As well as being a genius he can also be infuriatingly absent minded. After the London Chess Classic in 2010, Magnus decided he wanted to watch Spurs against Manchester City and a loan of two season tickets was arranged. After the match they remained in his jacket pocket and returned with him to Norway. 

Despite his fame and success Carlsen has not convinced everyone in Norway that chess is a professional sport. After he finished way ahead of all his rivals in polls conducted by Norwegian tabloids Dagbladet and VG, a Norwegian sports official declared that chess could not be a sport as ” the pieces are not heavy enough” one chess wag retorted ( wag not WAG ) that badminton probably had a problem on that basis. 

Like Carlsen, Anand won Sportsman of the Year in his country and was presented with the award by Indian cricket captain MS Dhoni. However, at 42 Anand is past his peak and also has become a father, something that suggests he senses his time is up. Anand has slipped to sixth in the world rankings and for much of 2012 struggled to win a single game. 

There is a sense in the chess world that Carlsen’s time has come. He declined to participate in the last world championship cycle as he objected to the short four-game head to head match format. The Candidates format, with 14 rounds is more likely to follow the form book. 

Carlsen’s agent Espen Agdestein the brother of his former trainer Simen, who played football as well as chess for Norway, rates his chances highly but is also realistic: “He is well prepared and has good chances but of course it’s a tough tournament and another player can always play incredibly well. It’s important to remember he is only 22 and can always come back. Many of the others are under more pressure, they know it’s their last chance.” 

Carlsen is well on the way to being a global superstar, a process that would have accelerated had work permit problems not prevented him from accepting a offer from film director J. J. Abrams to play a chess player from the future in the movie Star Trek Into Darkness. 

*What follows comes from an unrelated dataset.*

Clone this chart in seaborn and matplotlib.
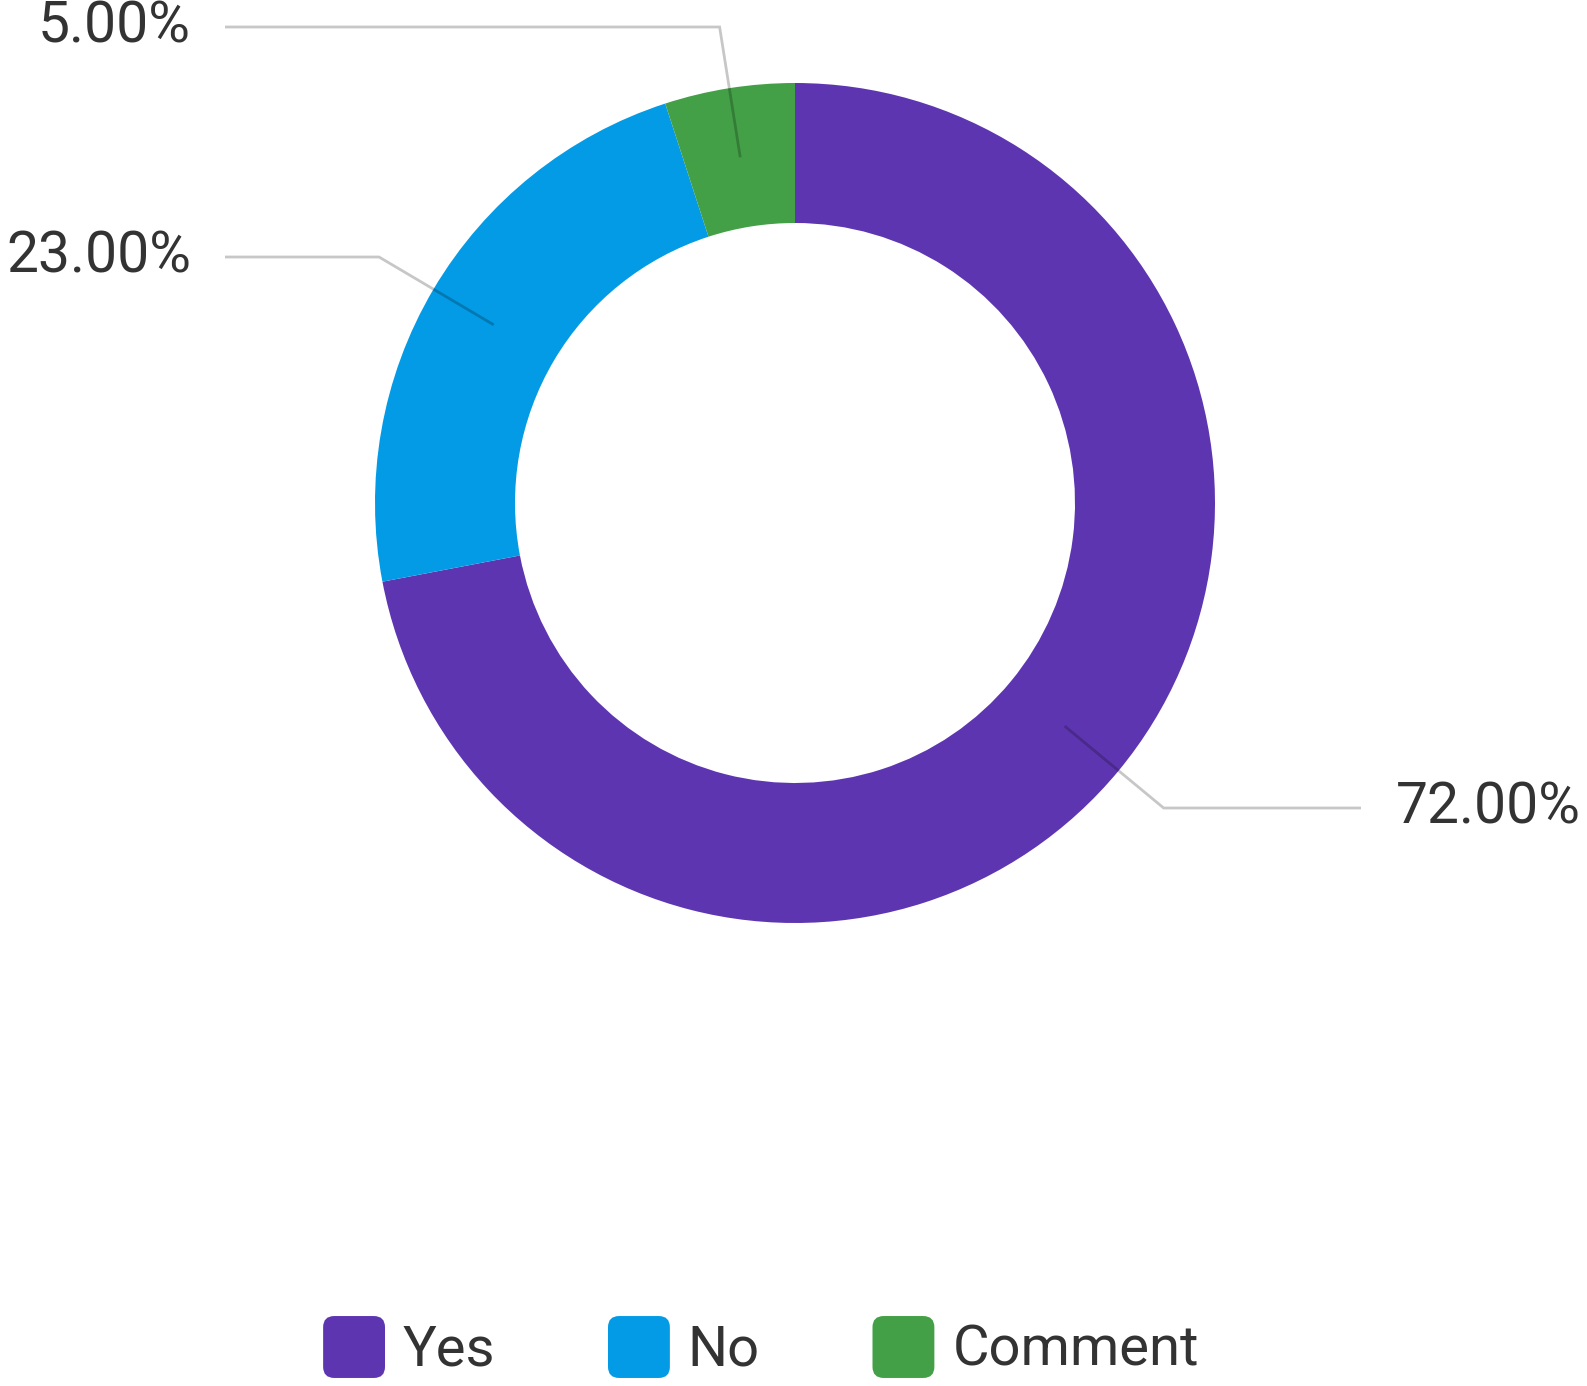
import numpy as np
import matplotlib
matplotlib.use("Agg")
import matplotlib.pyplot as plt
import seaborn as sns
from matplotlib.patches import FancyBboxPatch, Patch
from matplotlib.legend_handler import HandlerPatch

categories = ["Yes", "No", "Comment"]
values = [72.0, 23.0, 5.0]
colors = ["#5E35B1", "#039BE5", "#43A047"]

sns.set_theme(style="white")
plt.rcParams['font.family'] = ['Roboto', 'DejaVu Sans']

W, H = 1587, 1386
fig = plt.figure(figsize=(W / 100, H / 100), dpi=100)
ax = fig.add_axes([0, 0, 1, 1])
ax.set_xlim(0, W)
ax.set_ylim(0, H)
ax.axis("off")

cx, cy = 795, H - 503
R_out, R_in = 420, 280
wedges, _ = ax.pie(values, colors=colors, startangle=90, counterclock=False,
                   radius=R_out, center=(cx, cy),
                   wedgeprops=dict(width=R_out - R_in, linewidth=0))
ax.set_xlim(0, W)
ax.set_ylim(0, H)

label_y = {"Yes": H - 808, "No": H - 257, "Comment": H - 27}
r_mid = (R_out + R_in) / 2
for w, cat, v in zip(wedges, categories, values):
    ang = np.deg2rad((w.theta1 + w.theta2) / 2)
    ax_, ay_ = cx + r_mid * np.cos(ang), cy + r_mid * np.sin(ang)
    ly = label_y[cat]
    d = (ly - ay_) / np.sin(ang)
    ex = ax_ + d * np.cos(ang)
    right = np.cos(ang) > 0
    endx = 1361 if right else 225
    ax.plot([ax_, ex, endx], [ay_, ly, ly], color="black", alpha=0.22, lw=2.0,
            solid_capstyle="butt", solid_joinstyle="miter")
    tx = 1396 if right else 191
    ax.text(tx, ly, f"{v:.2f}%", ha="left" if right else "right", va="center",
            fontsize=41, color="#333333")


class RoundHandler(HandlerPatch):
    def create_artists(self, legend, orig_handle, xdescent, ydescent, width, height, fontsize, trans):
        p = FancyBboxPatch((-xdescent, -ydescent), width, height,
                           boxstyle="round,pad=0,rounding_size=%f" % (width * 0.18),
                           facecolor=orig_handle.get_facecolor(), edgecolor="none",
                           transform=trans)
        return [p]


handles = [Patch(facecolor=c) for c in colors]
fs = 40.5
leg = ax.legend(handles, categories, handler_map={Patch: RoundHandler()},
                loc="center", bbox_to_anchor=(761, H - 1347),
                bbox_transform=ax.transData, ncol=3, frameon=False,
                fontsize=fs, handlelength=1.10, handleheight=1.317,
                handletextpad=0.32, columnspacing=2.0, borderpad=0)
for t in leg.get_texts():
    t.set_color("#333333")

fig.savefig("out.png", dpi=100, facecolor="white")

The Carlsen brand is now increasingly established, particularly in the USA after he appeared on the Colbert Report and lost a game of rock paper scissors to the host. The influential program 60 Minutes devoted an entire feature to him, but off the board his biggest coup was undoubtedly being selected as the face of Dutch fashion brand G-Star where he took to the catwalk alongside Liv Tyler giving the game a touch of glamour it has cried out for since the heady days of Bobby Fischer in his pomp.